* begin SUPPLIED DATA *

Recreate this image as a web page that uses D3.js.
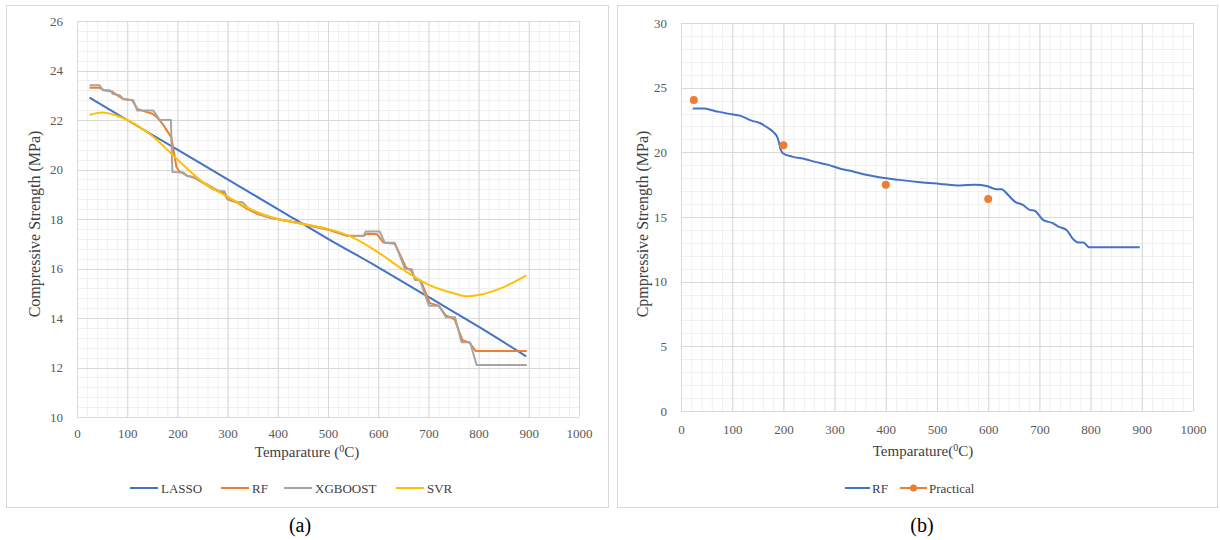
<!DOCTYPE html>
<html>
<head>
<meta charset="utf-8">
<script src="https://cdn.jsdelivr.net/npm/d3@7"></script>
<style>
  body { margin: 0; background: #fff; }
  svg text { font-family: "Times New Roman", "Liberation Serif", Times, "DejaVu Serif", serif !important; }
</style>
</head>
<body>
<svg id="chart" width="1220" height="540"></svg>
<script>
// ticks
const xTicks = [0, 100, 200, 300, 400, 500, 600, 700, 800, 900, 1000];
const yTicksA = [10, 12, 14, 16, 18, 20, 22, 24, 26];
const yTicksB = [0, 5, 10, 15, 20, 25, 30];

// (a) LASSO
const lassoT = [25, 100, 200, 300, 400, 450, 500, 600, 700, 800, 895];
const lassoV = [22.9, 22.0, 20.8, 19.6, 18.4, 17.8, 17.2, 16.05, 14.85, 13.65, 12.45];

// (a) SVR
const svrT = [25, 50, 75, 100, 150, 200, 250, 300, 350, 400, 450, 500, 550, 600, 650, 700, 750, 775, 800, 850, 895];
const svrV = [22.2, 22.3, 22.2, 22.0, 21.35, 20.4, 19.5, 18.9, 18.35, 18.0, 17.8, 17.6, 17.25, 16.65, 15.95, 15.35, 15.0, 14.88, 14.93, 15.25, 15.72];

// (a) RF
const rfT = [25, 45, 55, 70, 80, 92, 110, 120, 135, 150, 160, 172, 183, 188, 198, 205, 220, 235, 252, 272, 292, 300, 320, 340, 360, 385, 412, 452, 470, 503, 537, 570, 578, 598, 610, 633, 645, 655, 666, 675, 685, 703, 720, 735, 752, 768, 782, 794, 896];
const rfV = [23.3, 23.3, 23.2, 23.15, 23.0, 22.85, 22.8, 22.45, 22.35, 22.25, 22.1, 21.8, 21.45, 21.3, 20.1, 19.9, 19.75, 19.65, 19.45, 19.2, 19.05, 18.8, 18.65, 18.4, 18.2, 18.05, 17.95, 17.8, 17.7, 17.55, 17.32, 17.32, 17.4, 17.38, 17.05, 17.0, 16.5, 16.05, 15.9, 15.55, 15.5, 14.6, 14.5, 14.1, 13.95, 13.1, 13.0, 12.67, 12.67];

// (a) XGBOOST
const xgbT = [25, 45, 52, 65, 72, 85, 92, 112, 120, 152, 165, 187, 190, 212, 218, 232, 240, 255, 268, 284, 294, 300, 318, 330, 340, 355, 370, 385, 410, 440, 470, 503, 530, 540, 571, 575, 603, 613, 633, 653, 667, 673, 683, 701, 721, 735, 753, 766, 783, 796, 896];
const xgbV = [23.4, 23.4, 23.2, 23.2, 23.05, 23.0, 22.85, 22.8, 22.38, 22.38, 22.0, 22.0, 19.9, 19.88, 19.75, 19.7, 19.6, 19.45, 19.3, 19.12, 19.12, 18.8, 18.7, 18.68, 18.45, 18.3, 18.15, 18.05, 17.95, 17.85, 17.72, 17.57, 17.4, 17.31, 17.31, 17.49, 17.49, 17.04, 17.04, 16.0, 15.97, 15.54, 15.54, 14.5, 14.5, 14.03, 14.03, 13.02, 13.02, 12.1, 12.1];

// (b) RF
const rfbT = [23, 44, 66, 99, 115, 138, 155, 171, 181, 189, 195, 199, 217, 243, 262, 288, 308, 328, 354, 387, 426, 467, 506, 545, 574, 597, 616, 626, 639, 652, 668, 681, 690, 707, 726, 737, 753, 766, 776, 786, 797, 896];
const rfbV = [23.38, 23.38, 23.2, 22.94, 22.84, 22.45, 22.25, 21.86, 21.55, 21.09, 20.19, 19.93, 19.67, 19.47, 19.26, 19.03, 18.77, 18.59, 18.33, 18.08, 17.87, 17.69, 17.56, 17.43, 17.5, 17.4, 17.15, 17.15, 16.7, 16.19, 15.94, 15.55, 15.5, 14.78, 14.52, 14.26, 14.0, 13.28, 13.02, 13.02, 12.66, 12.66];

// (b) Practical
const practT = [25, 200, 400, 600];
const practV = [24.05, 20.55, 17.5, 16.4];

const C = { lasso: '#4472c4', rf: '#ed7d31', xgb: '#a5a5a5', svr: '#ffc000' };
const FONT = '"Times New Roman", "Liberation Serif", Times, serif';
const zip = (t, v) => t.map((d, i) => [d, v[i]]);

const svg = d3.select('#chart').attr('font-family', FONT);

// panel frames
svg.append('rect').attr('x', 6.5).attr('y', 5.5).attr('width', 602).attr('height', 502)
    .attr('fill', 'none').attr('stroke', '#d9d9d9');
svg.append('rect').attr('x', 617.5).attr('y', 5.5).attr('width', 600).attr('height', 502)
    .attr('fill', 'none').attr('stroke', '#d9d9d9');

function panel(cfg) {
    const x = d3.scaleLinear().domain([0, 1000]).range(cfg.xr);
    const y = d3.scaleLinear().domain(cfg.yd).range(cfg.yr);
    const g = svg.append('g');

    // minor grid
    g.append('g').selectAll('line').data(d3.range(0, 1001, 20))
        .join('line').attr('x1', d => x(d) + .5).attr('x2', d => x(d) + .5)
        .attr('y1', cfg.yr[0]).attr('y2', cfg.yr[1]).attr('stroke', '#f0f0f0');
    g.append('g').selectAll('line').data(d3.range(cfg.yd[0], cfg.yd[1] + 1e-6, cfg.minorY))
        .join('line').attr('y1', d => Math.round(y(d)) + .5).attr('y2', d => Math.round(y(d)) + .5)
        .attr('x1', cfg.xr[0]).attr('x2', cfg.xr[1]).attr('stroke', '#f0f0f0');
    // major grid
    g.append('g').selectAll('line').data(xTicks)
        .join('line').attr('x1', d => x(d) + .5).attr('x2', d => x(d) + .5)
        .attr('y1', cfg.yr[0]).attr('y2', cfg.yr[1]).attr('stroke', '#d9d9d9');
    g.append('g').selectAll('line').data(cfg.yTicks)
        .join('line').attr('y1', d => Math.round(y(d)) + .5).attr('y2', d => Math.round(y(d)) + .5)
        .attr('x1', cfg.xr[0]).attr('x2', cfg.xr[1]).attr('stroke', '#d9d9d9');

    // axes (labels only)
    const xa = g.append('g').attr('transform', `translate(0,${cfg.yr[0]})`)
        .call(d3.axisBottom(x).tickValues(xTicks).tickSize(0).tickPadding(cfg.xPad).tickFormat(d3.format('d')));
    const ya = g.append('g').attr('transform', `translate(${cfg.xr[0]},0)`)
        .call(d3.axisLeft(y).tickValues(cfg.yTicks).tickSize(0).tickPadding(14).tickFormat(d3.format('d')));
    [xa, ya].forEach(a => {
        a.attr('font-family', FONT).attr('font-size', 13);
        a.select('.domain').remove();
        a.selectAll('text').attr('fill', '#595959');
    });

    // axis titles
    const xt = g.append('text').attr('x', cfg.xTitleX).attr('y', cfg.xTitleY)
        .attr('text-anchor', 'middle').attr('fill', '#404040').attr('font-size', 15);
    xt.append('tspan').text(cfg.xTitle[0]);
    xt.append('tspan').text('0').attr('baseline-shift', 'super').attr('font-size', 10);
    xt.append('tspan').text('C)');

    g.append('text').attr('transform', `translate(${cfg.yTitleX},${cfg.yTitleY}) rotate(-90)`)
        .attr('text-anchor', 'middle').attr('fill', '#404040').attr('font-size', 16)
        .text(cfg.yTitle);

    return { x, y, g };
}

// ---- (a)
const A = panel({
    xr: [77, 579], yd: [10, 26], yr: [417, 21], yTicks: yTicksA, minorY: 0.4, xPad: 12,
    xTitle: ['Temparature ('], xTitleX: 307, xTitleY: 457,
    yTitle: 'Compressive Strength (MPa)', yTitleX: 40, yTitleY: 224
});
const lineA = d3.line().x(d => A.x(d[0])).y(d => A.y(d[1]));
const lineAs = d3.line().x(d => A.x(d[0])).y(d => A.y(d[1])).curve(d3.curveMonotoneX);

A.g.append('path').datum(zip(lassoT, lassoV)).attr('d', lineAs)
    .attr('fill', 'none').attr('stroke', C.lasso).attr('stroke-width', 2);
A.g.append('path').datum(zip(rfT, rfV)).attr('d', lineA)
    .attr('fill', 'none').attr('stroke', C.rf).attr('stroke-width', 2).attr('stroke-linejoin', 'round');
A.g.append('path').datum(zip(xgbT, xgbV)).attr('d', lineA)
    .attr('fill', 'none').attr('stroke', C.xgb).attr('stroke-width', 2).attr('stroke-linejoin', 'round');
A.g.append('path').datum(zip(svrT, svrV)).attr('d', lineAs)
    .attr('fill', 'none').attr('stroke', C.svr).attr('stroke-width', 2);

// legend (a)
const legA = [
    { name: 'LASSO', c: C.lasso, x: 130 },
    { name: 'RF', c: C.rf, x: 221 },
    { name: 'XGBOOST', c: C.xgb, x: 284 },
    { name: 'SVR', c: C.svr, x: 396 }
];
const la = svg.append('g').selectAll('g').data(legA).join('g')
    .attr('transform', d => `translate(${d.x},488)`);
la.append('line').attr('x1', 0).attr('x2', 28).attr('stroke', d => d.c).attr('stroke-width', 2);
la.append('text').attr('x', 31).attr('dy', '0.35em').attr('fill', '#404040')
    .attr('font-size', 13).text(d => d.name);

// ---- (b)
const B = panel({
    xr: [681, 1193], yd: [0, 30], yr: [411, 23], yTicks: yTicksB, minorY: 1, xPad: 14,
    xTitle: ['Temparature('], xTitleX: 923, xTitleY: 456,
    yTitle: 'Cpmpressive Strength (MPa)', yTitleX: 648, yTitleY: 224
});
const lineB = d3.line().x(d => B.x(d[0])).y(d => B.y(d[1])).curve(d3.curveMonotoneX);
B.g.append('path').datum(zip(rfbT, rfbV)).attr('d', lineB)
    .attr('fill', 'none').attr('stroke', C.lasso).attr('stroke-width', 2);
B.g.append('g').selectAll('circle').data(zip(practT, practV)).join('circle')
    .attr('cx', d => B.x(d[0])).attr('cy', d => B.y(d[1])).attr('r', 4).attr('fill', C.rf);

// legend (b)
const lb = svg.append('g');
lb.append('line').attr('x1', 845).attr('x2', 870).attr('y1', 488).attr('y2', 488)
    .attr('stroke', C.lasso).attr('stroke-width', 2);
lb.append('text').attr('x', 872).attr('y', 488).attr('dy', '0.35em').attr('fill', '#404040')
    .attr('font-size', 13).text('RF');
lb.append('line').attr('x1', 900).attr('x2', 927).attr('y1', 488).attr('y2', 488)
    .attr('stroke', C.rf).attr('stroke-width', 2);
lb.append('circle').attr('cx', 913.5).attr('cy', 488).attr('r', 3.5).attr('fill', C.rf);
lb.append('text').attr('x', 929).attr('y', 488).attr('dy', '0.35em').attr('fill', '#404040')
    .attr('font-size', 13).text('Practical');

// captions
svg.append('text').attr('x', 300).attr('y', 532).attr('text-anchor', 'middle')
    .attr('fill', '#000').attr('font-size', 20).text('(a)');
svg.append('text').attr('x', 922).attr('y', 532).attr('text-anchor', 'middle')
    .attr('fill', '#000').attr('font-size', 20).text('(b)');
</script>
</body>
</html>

* end SUPPLIED DATA *

## [WHAT IS ASKED]
With all pictures left out, please transcribe exactly the lines from the start of the material through the line with "14.85, 13.65, 12.45];".

## [CORRECT RESULT]
Recreate this image as a web page that uses D3.js.
<!DOCTYPE html>
<html>
<head>
<meta charset="utf-8">
<script src="https://cdn.jsdelivr.net/npm/d3@7"></script>
<style>
  body { margin: 0; background: #fff; }
  svg text { font-family: "Times New Roman", "Liberation Serif", Times, "DejaVu Serif", serif !important; }
</style>
</head>
<body>
<svg id="chart" width="1220" height="540"></svg>
<script>
// ticks
const xTicks = [0, 100, 200, 300, 400, 500, 600, 700, 800, 900, 1000];
const yTicksA = [10, 12, 14, 16, 18, 20, 22, 24, 26];
const yTicksB = [0, 5, 10, 15, 20, 25, 30];

// (a) LASSO
const lassoT = [25, 100, 200, 300, 400, 450, 500, 600, 700, 800, 895];
const lassoV = [22.9, 22.0, 20.8, 19.6, 18.4, 17.8, 17.2, 16.05, 14.85, 13.65, 12.45];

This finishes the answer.